> **Data shown**:
----

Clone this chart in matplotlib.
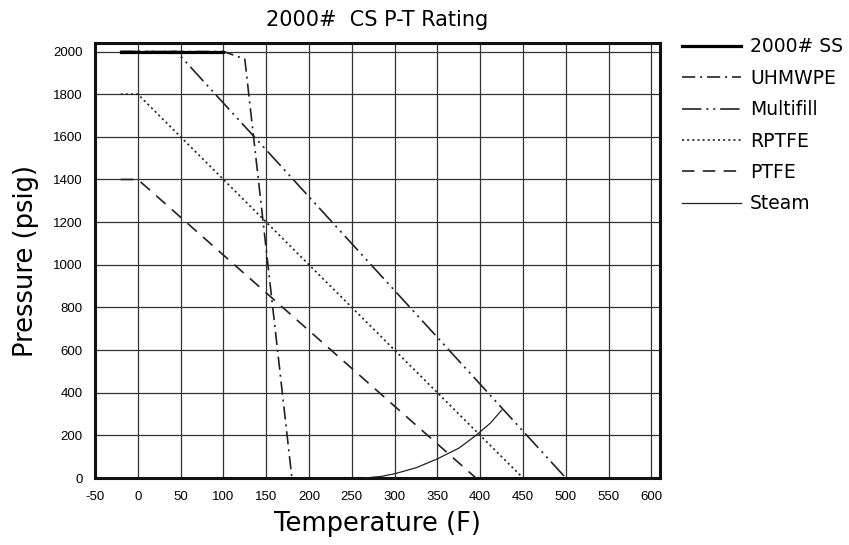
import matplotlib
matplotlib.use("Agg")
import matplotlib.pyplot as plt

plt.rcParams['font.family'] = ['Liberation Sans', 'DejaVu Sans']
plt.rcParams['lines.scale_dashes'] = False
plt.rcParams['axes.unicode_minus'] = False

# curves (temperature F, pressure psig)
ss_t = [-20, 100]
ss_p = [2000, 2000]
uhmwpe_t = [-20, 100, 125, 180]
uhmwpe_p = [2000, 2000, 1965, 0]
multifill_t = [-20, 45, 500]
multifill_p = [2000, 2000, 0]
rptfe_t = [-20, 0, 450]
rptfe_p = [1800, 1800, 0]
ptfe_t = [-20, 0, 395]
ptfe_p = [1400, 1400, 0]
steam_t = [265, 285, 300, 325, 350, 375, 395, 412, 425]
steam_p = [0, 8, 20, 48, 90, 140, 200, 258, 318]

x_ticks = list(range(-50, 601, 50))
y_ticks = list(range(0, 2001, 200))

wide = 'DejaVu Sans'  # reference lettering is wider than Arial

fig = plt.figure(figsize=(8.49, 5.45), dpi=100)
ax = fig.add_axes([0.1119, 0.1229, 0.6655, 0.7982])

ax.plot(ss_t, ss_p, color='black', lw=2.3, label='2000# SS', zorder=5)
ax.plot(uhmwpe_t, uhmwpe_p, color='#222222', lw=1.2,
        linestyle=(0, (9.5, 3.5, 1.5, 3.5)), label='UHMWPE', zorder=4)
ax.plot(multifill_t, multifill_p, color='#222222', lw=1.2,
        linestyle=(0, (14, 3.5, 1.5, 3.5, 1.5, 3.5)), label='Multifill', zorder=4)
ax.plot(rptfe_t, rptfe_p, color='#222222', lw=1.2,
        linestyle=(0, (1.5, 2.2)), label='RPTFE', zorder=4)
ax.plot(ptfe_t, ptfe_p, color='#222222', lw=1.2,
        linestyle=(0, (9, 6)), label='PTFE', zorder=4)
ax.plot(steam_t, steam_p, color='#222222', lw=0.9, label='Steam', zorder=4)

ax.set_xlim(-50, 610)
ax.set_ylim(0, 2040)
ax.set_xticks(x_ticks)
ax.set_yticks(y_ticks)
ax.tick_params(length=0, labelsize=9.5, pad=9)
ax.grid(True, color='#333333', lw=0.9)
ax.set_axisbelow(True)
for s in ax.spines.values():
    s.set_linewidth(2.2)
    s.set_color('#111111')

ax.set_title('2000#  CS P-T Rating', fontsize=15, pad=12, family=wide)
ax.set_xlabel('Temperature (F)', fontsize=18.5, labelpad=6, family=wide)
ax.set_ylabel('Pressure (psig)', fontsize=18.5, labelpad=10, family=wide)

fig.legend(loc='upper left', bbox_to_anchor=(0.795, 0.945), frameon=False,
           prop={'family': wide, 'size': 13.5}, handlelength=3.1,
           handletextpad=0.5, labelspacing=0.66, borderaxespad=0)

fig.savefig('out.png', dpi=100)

----

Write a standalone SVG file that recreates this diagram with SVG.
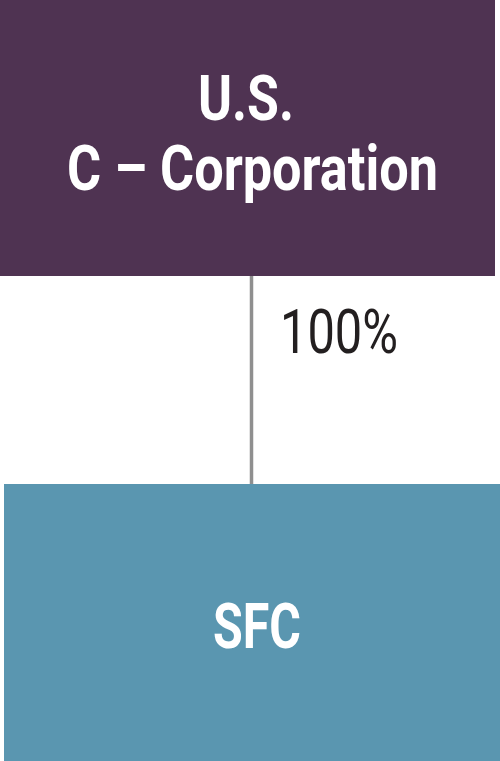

----

> **Stated task**:
Look through the listing and extract every line with "matplotlib" in it.

> **Answer**:
Clone this chart in matplotlib.
import matplotlib
matplotlib.use("Agg")
import matplotlib.pyplot as plt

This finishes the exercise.